WHAT IS ASKED |
Give the data below again exactly as it stands. Omit the pictures.
= = = = = = =
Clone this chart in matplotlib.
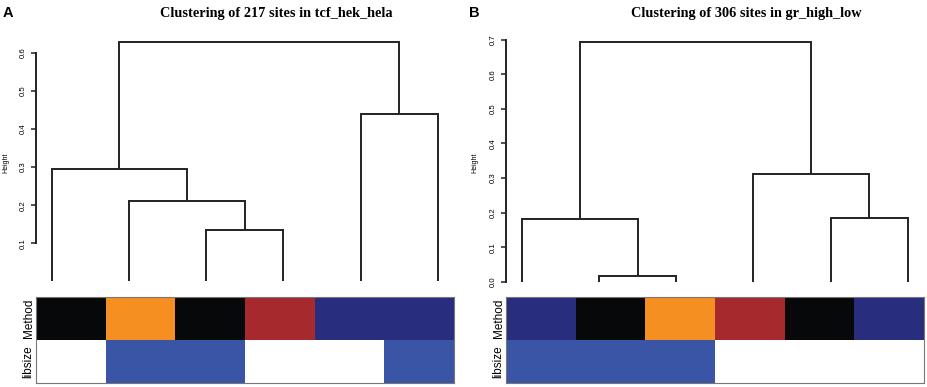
import matplotlib.pyplot as plt

W, H = 927, 387

# dendrogram merges, R style: negative = leaf, positive = earlier merge (1-based)
merges_a = [(-3, -4), (-2, 1), (-1, 2), (-5, -6), (3, 4)]
heights_a = [0.134, 0.212, 0.294, 0.440, 0.628]
merges_b = [(-2, -3), (-1, 1), (-5, -6), (-4, 3), (2, 4)]
heights_b = [0.0165, 0.181, 0.183, 0.312, 0.692]

titles = ["Clustering of 217 sites in tcf_hek_hela", "Clustering of 306 sites in gr_high_low"]
letters = ["A", "B"]

# colour bars under the leaves
palette = {"black": "#07080a", "orange": "#f68f21", "red": "#a5292d",
           "navy": "#282d7e", "blue": "#3a55a5", "white": "#ffffff"}
method_a = ["black", "orange", "black", "red", "navy", "navy"]
libsize_a = ["white", "blue", "blue", "white", "white", "blue"]
method_b = ["navy", "black", "orange", "red", "black", "navy"]
libsize_b = ["blue", "blue", "blue", "white", "white", "white"]

yticks_a = [0.1, 0.2, 0.3, 0.4, 0.5, 0.6]
yticks_b = [0.0, 0.1, 0.2, 0.3, 0.4, 0.5, 0.6, 0.7]


def px(x0, y0, x1, y1):
    return [x0 / W, 1 - y1 / H, (x1 - x0) / W, (y1 - y0) / H]


def draw_dendro(ax, merges, heights):
    nodes = []
    for (a, b), h in zip(merges, heights):
        ends = []
        for c in (a, b):
            if c < 0:
                ends.append((-c, 0.0))
            else:
                ends.append(nodes[c - 1])
        (xa, ha), (xb, hb) = ends
        ax.plot([xa, xa, xb, xb], [ha, h, h, hb], color="#222222", lw=1.4,
                solid_joinstyle="miter", solid_capstyle="butt")
        nodes.append(((xa + xb) / 2, h))


def draw_bar(ax, method, libsize):
    x = range(len(method))
    ax.bar(x, 1, bottom=1, width=1, color=[palette[c] for c in method], lw=0)
    ax.bar(x, 1, bottom=0, width=1, color=[palette[c] for c in libsize], lw=0)
    ax.set_xlim(-0.5, len(method) - 0.5)
    ax.set_ylim(0, 2)
    ax.set_xticks([])
    ax.set_yticks([0.5, 1.5])
    ax.set_yticklabels(["libsize", "Method"], rotation=90, va="center",
                       fontsize=8.5, family="Liberation Sans")
    ax.tick_params(axis="y", length=0, pad=1)
    for s in ax.spines.values():
        s.set_color("#777777")
        s.set_linewidth(0.8)


fig = plt.figure(figsize=(W / 100, H / 100), dpi=100)

panels = [
    (merges_a, heights_a, yticks_a, (-0.0095, 0.6388), (0.1, 0.6), 36.2, 453.5,
     method_a, libsize_a, 276.7, 3, 6),
    (merges_b, heights_b, yticks_b, (-0.0095, 0.705), (0.0, 0.7), 506.2, 923.5,
     method_b, libsize_b, 746, 469, 475),
]

for i, (merges, heights, yt, ylim, bounds, x0, x1, meth, lib, tx, lx, hx) in enumerate(panels):
    ax = fig.add_axes(px(x0, 38, x1, 285))
    draw_dendro(ax, merges, heights)
    ax.set_xlim(0.8, 6.2)
    ax.set_ylim(*ylim)
    ax.set_xticks([])
    ax.set_yticks(yt)
    ax.set_yticklabels([f"{v:.1f}" for v in yt], rotation=90, va="center",
                       fontsize=5.6, family="Liberation Sans")
    ax.tick_params(axis="y", length=3.5, width=1.1, pad=3, color="#222222")
    for s in ["top", "right", "bottom"]:
        ax.spines[s].set_visible(False)
    ax.spines["left"].set_bounds(*bounds)
    ax.spines["left"].set_linewidth(1.4)
    ax.spines["left"].set_color("#222222")
    ax.patch.set_alpha(0)

    bar_ax = fig.add_axes(px(x0 - 0.2, 296.7, x1 + 0.3, 382.7))
    draw_bar(bar_ax, meth, lib)

    fig.text(tx / W, 1 - 17.3 / H, titles[i], ha="center", va="baseline",
             fontsize=10.3, fontweight="bold", family="Liberation Serif")
    fig.text(lx / W, 1 - 16.7 / H, letters[i], ha="left", va="baseline",
             fontsize=10.5, fontweight="bold", family="Liberation Sans")
    fig.text(hx / W, 1 - 163 / H, "Height", ha="center", va="center",
             rotation=90, fontsize=5, family="Liberation Sans")

fig.savefig("out.png", dpi=100)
= = = = = = =
ANSWER TO THE EXERCISE |
Clone this chart in matplotlib.
import matplotlib.pyplot as plt

W, H = 927, 387

# dendrogram merges, R style: negative = leaf, positive = earlier merge (1-based)
merges_a = [(-3, -4), (-2, 1), (-1, 2), (-5, -6), (3, 4)]
heights_a = [0.134, 0.212, 0.294, 0.440, 0.628]
merges_b = [(-2, -3), (-1, 1), (-5, -6), (-4, 3), (2, 4)]
heights_b = [0.0165, 0.181, 0.183, 0.312, 0.692]

titles = ["Clustering of 217 sites in tcf_hek_hela", "Clustering of 306 sites in gr_high_low"]
letters = ["A", "B"]

# colour bars under the leaves
palette = {"black": "#07080a", "orange": "#f68f21", "red": "#a5292d",
           "navy": "#282d7e", "blue": "#3a55a5", "white": "#ffffff"}
method_a = ["black", "orange", "black", "red", "navy", "navy"]
libsize_a = ["white", "blue", "blue", "white", "white", "blue"]
method_b = ["navy", "black", "orange", "red", "black", "navy"]
libsize_b = ["blue", "blue", "blue", "white", "white", "white"]

yticks_a = [0.1, 0.2, 0.3, 0.4, 0.5, 0.6]
yticks_b = [0.0, 0.1, 0.2, 0.3, 0.4, 0.5, 0.6, 0.7]


def px(x0, y0, x1, y1):
    return [x0 / W, 1 - y1 / H, (x1 - x0) / W, (y1 - y0) / H]


def draw_dendro(ax, merges, heights):
    nodes = []
    for (a, b), h in zip(merges, heights):
        ends = []
        for c in (a, b):
            if c < 0:
                ends.append((-c, 0.0))
            else:
                ends.append(nodes[c - 1])
        (xa, ha), (xb, hb) = ends
        ax.plot([xa, xa, xb, xb], [ha, h, h, hb], color="#222222", lw=1.4,
                solid_joinstyle="miter", solid_capstyle="butt")
        nodes.append(((xa + xb) / 2, h))


def draw_bar(ax, method, libsize):
    x = range(len(method))
    ax.bar(x, 1, bottom=1, width=1, color=[palette[c] for c in method], lw=0)
    ax.bar(x, 1, bottom=0, width=1, color=[palette[c] for c in libsize], lw=0)
    ax.set_xlim(-0.5, len(method) - 0.5)
    ax.set_ylim(0, 2)
    ax.set_xticks([])
    ax.set_yticks([0.5, 1.5])
    ax.set_yticklabels(["libsize", "Method"], rotation=90, va="center",
                       fontsize=8.5, family="Liberation Sans")
    ax.tick_params(axis="y", length=0, pad=1)
    for s in ax.spines.values():
        s.set_color("#777777")
        s.set_linewidth(0.8)


fig = plt.figure(figsize=(W / 100, H / 100), dpi=100)

panels = [
    (merges_a, heights_a, yticks_a, (-0.0095, 0.6388), (0.1, 0.6), 36.2, 453.5,
     method_a, libsize_a, 276.7, 3, 6),
    (merges_b, heights_b, yticks_b, (-0.0095, 0.705), (0.0, 0.7), 506.2, 923.5,
     method_b, libsize_b, 746, 469, 475),
]

for i, (merges, heights, yt, ylim, bounds, x0, x1, meth, lib, tx, lx, hx) in enumerate(panels):
    ax = fig.add_axes(px(x0, 38, x1, 285))
    draw_dendro(ax, merges, heights)
    ax.set_xlim(0.8, 6.2)
    ax.set_ylim(*ylim)
    ax.set_xticks([])
    ax.set_yticks(yt)
    ax.set_yticklabels([f"{v:.1f}" for v in yt], rotation=90, va="center",
                       fontsize=5.6, family="Liberation Sans")
    ax.tick_params(axis="y", length=3.5, width=1.1, pad=3, color="#222222")
    for s in ["top", "right", "bottom"]:
        ax.spines[s].set_visible(False)
    ax.spines["left"].set_bounds(*bounds)
    ax.spines["left"].set_linewidth(1.4)
    ax.spines["left"].set_color("#222222")
    ax.patch.set_alpha(0)

    bar_ax = fig.add_axes(px(x0 - 0.2, 296.7, x1 + 0.3, 382.7))
    draw_bar(bar_ax, meth, lib)

    fig.text(tx / W, 1 - 17.3 / H, titles[i], ha="center", va="baseline",
             fontsize=10.3, fontweight="bold", family="Liberation Serif")
    fig.text(lx / W, 1 - 16.7 / H, letters[i], ha="left", va="baseline",
             fontsize=10.5, fontweight="bold", family="Liberation Sans")
    fig.text(hx / W, 1 - 163 / H, "Height", ha="center", va="center",
             rotation=90, fontsize=5, family="Liberation Sans")

fig.savefig("out.png", dpi=100)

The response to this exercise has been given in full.